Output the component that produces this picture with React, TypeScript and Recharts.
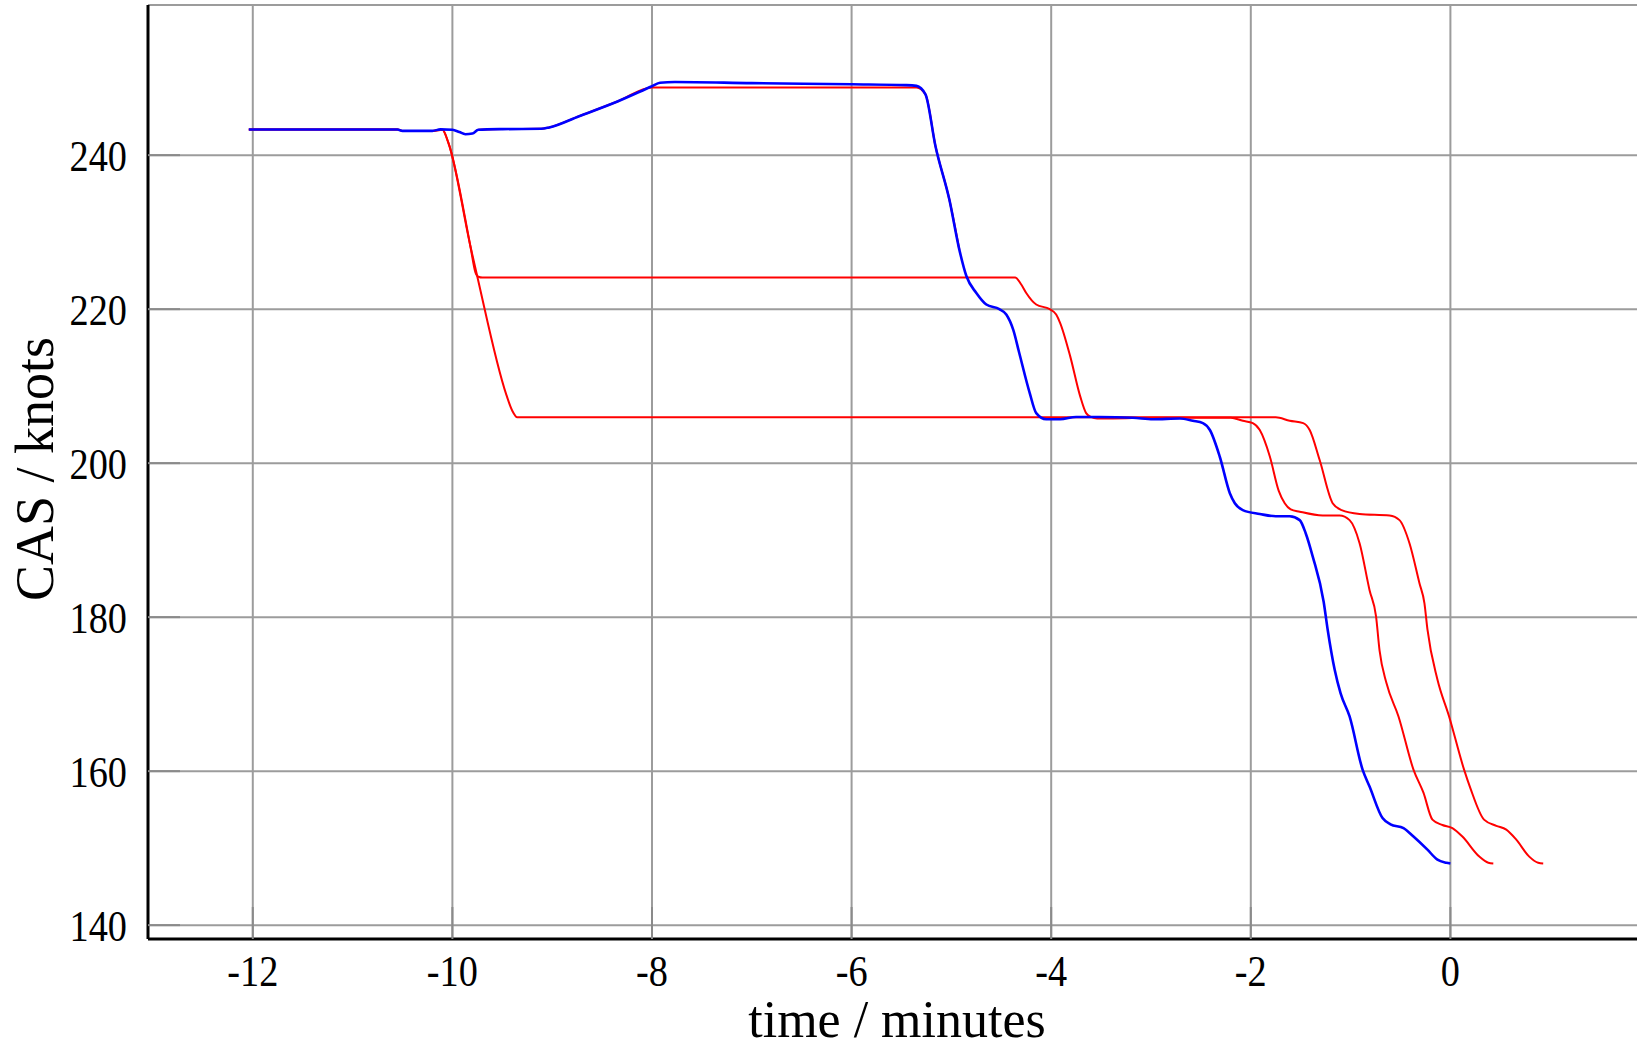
____________
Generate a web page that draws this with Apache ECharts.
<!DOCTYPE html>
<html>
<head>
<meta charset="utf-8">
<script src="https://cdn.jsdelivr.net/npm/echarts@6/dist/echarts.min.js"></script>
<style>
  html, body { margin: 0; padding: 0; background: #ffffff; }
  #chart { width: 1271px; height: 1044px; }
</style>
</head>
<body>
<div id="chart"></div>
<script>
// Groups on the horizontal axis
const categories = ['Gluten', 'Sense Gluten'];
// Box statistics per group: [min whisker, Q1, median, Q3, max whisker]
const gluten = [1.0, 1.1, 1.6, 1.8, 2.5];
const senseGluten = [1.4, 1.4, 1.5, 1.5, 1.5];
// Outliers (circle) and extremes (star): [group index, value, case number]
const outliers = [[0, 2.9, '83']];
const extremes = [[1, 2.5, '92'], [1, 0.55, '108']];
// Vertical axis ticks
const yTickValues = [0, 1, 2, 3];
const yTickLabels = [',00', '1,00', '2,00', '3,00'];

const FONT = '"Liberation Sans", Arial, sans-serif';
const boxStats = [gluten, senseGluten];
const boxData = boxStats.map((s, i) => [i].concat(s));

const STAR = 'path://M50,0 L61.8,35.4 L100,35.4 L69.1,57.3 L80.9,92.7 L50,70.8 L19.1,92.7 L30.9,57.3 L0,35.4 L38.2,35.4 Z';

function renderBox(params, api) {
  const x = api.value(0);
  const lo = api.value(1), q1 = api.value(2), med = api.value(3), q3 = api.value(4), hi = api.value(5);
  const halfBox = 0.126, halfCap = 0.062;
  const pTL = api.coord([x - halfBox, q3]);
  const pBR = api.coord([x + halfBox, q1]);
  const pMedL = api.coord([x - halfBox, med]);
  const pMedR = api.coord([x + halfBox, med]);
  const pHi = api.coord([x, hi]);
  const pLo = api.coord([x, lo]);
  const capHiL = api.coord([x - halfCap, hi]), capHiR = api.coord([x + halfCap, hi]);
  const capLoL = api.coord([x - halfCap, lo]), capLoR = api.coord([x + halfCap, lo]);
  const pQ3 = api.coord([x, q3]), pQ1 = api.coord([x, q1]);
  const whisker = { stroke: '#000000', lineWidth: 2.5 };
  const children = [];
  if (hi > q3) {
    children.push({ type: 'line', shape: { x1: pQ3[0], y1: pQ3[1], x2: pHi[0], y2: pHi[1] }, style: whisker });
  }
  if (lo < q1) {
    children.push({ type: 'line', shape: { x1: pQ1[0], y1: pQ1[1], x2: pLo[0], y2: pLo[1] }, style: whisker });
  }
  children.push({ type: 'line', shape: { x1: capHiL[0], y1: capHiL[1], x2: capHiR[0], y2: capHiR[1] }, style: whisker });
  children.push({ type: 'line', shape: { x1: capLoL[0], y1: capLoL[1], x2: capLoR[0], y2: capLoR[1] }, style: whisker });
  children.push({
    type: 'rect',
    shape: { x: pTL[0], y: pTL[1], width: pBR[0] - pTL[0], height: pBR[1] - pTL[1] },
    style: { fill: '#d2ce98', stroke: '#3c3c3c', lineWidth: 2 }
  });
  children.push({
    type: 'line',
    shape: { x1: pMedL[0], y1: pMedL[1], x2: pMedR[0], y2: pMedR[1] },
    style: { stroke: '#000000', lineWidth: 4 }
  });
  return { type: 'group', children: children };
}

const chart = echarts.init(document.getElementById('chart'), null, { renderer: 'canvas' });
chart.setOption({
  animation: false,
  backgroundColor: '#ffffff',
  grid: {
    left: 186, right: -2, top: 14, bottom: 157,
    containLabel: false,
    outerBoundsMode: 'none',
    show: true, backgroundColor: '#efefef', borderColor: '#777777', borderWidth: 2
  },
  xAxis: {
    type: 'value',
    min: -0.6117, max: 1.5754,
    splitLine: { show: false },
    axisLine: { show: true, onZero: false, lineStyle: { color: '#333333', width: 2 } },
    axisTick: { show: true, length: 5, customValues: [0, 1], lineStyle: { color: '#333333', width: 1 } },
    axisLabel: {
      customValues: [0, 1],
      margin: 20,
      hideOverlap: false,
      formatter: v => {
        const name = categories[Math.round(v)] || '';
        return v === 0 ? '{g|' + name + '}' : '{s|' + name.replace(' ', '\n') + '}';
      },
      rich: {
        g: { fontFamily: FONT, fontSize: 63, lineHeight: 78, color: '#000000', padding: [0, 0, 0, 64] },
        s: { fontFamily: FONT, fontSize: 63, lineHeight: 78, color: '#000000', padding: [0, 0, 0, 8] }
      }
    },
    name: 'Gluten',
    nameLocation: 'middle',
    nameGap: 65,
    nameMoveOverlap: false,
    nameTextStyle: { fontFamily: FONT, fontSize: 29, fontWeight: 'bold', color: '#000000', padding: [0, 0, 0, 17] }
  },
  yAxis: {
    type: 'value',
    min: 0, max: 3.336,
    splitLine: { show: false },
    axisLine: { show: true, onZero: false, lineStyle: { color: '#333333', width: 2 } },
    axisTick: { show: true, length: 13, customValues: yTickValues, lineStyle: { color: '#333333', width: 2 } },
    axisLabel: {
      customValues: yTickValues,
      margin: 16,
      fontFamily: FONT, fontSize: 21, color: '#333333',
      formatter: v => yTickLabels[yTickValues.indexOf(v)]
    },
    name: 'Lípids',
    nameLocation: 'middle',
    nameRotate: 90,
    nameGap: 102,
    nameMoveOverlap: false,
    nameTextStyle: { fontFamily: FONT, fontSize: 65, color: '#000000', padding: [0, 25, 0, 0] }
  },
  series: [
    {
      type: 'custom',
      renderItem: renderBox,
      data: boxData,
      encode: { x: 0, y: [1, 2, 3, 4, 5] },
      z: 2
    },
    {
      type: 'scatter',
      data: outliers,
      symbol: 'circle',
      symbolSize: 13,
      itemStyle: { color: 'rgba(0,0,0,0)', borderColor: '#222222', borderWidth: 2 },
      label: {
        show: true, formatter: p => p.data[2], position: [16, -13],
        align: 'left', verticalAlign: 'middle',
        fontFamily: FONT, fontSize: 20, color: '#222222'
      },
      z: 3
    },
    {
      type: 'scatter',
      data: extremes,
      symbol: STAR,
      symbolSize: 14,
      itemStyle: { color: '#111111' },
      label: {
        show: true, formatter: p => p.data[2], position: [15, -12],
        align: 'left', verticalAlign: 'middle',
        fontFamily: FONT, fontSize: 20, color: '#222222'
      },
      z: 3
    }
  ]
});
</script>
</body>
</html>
____________
— DO THIS —
Start with the line that holds "Generate a web" and finish with the line that holds "const boxData = boxStats.map((s, i)". Transcribe each line in between exactly, and those two as well.

— CORRECT ANSWER —
Generate a web page that draws this with Apache ECharts.
<!DOCTYPE html>
<html>
<head>
<meta charset="utf-8">
<script src="https://cdn.jsdelivr.net/npm/echarts@6/dist/echarts.min.js"></script>
<style>
  html, body { margin: 0; padding: 0; background: #ffffff; }
  #chart { width: 1271px; height: 1044px; }
</style>
</head>
<body>
<div id="chart"></div>
<script>
// Groups on the horizontal axis
const categories = ['Gluten', 'Sense Gluten'];
// Box statistics per group: [min whisker, Q1, median, Q3, max whisker]
const gluten = [1.0, 1.1, 1.6, 1.8, 2.5];
const senseGluten = [1.4, 1.4, 1.5, 1.5, 1.5];
// Outliers (circle) and extremes (star): [group index, value, case number]
const outliers = [[0, 2.9, '83']];
const extremes = [[1, 2.5, '92'], [1, 0.55, '108']];
// Vertical axis ticks
const yTickValues = [0, 1, 2, 3];
const yTickLabels = [',00', '1,00', '2,00', '3,00'];

const FONT = '"Liberation Sans", Arial, sans-serif';
const boxStats = [gluten, senseGluten];
const boxData = boxStats.map((s, i) => [i].concat(s));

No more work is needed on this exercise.